EcoAds not so misleading after all

A few weeks back, I wrote a blog questioning the validity of EcoMedia-CBS Corp.’s new EcoAd program. I suggested that EcoAds may be yet another example of greenwashing, a not-so-honest way for not-so-green companies to cash in on the green hype. Paul Polizzotto, the founder and president of EcoMedia (now owned by CBS) didn’t like my blog. And he told me as much.

When I first heard that Paul wanted to speak with me, I was thrilled that the NewHope360 blog had caught CBS’s attention, and I figured I must’ve been spot-on with my assessments if he felt it necessary to try to change my mind as quickly as possible. But it only took a few minutes of conversation with Paul for me to begin pondering whether I’d been right after all or I’d jumped the gun.

I will say that, since this is a new program just being launched, and I hadn’t yet viewed an EcoAd, I was relying on information that, in my opinion, didn’t paint EcoMedia in the best light. To me, the explanation of the program read like hollow-ish marketing hype, claiming many wondrous results without much explanation—not too different from other “green” initiatives I’d seen before.

But my conversation with Paul was actually quite inspiring and—I’ll take a knee here—truly did cause me to change my opinion.
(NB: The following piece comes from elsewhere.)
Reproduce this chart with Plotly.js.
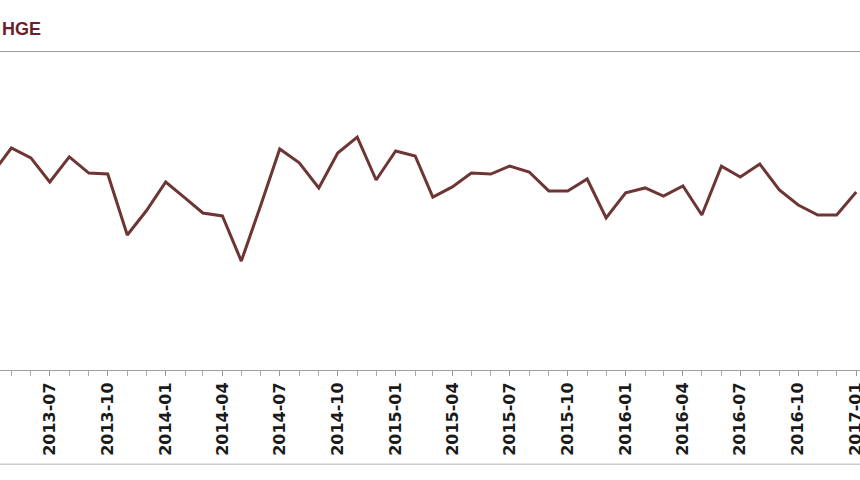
<!DOCTYPE html>
<html>
<head>
<meta charset="utf-8">
<script src="https://cdn.plot.ly/plotly-3.0.1.min.js"></script>
<style>html,body{margin:0;padding:0;background:#fff;}#chart{width:860px;height:480px;}</style>
</head>
<body>
<div id="chart"></div>
<script>
const titleText = "HGE";
const months = [
  "2013-04","2013-05","2013-06","2013-07","2013-08","2013-09","2013-10","2013-11","2013-12",
  "2014-01","2014-02","2014-03","2014-04","2014-05","2014-06","2014-07","2014-08","2014-09","2014-10","2014-11","2014-12",
  "2015-01","2015-02","2015-03","2015-04","2015-05","2015-06","2015-07","2015-08","2015-09","2015-10","2015-11","2015-12",
  "2016-01","2016-02","2016-03","2016-04","2016-05","2016-06","2016-07","2016-08","2016-09","2016-10","2016-11","2016-12",
  "2017-01"
];
const values = [
  9.90, 11.17, 10.67, 9.46, 10.72, 9.91, 9.86, 6.79, 8.00,
  9.46, 8.65, 7.90, 7.75, 5.48, 8.30, 11.12, 10.42, 9.16, 10.92, 11.72, 9.56,
  11.02, 10.77, 8.70, 9.21, 9.91, 9.86, 10.26, 9.96, 9.01, 9.01, 9.61, 7.65,
  8.91, 9.16, 8.75, 9.26, 7.80, 10.26, 9.71, 10.36, 9.06, 8.30, 7.80, 7.80,
  8.96
];
const tickLabels = ["2013-07","2013-10","2014-01","2014-04","2014-07","2014-10","2015-01","2015-04","2015-07","2015-10","2016-01","2016-04","2016-07","2016-10","2017-01"];

const x = months.map(m => m + "-01");
const trace = {
  x: x, y: values, type: "scatter", mode: "lines",
  line: {color: "#6e3535", width: 3},
  hoverinfo: "skip"
};
const layout = {
  width: 860, height: 480,
  margin: {l: 0, r: 0, t: 52, b: 110, pad: 0},
  paper_bgcolor: "#ffffff", plot_bgcolor: "#ffffff",
  showlegend: false,
  xaxis: {
    type: "date",
    range: ["2013-04-13", "2017-01-07"],
    tickvals: tickLabels.map(t => t + "-01"),
    ticktext: tickLabels,
    tickangle: -90,
    ticklabeloverflow: "allow",
    ticks: "outside", ticklen: 5, tickcolor: "#999999", tickwidth: 1,
    minor: {dtick: "M1", tick0: "2013-01-01", ticks: "outside", ticklen: 5, tickcolor: "#aaaaaa", showgrid: false},
    tickfont: {family: "DejaVu Sans", size: 16, color: "#1a1a1a", weight: "bold"},
    showline: true, linecolor: "#a0a0a0", linewidth: 1, mirror: true,
    showgrid: false, zeroline: false, fixedrange: true
  },
  yaxis: {
    range: [0, 16],
    showticklabels: false, ticks: "", showgrid: false, zeroline: false, showline: false, fixedrange: true
  },
  shapes: [
    {type: "line", xref: "paper", yref: "paper", x0: 0, x1: 1, y0: -0.296, y1: -0.296,
     line: {color: "#cccccc", width: 1.5}}
  ],
  annotations: [
    {text: titleText, xref: "paper", yref: "paper", x: 0, y: 1, xanchor: "left", yanchor: "bottom",
     yshift: 11, showarrow: false,
     font: {family: "Liberation Sans", size: 18, color: "#6a1f2b", weight: "bold"}}
  ]
};
Plotly.newPlot("chart", [trace], layout, {staticPlot: true, displayModeBar: false});
</script>
</body>
</html>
First off, he didn’t agree with my greenwashing accusation, of course, but he appreciated that I questioned his program’s motives and had sparked a dialogue—which I in turn appreciated. He explained that environmentalism has been his “life’s work” and that he’d never seen himself working in media (not that a long-time media career would make him “un-green”)—so for him, eco initiatives aren’t a recent adoption in attempt to build business.

Paul also told me that, unlike I had suggested in my blog, not just any company can hop aboard the EcoAd train. Potential advertisers must meet certain sustainability criteria and prove their eco mettle in order to qualify, regardless of how much money they’re willing to plunk down on ads. It seems EcoMedia has already turned away a few deep-pocketed possibilities.

But again, my main concern was whether the programs aims would be adequately explained and whether the viewing public would get it. Well, on Saturday, while watching my beloved Minnesota Gophers men’s basketball squad get trounced by Purdue on CBS’s national stage, I saw my first EcoAd. Rather, I saw an ad for an EcoAd. You can check it out online. I gotta say, it was attention grabbing, visually pleasing, clear in its message and not really confusing at all.

The spot clearly explained that money spent on the advertisement—the vehicle that delivers the message—and not the advertising company, was responsible for creating green jobs, completing community projects and conserving energy. I wholly understood it the first time I saw it. And even though I’m hypersensitive to green claims and likely spend more time pondering their validity more frequently than most, I’m pretty sure most anyone watching will get EcoMedia’s message, too.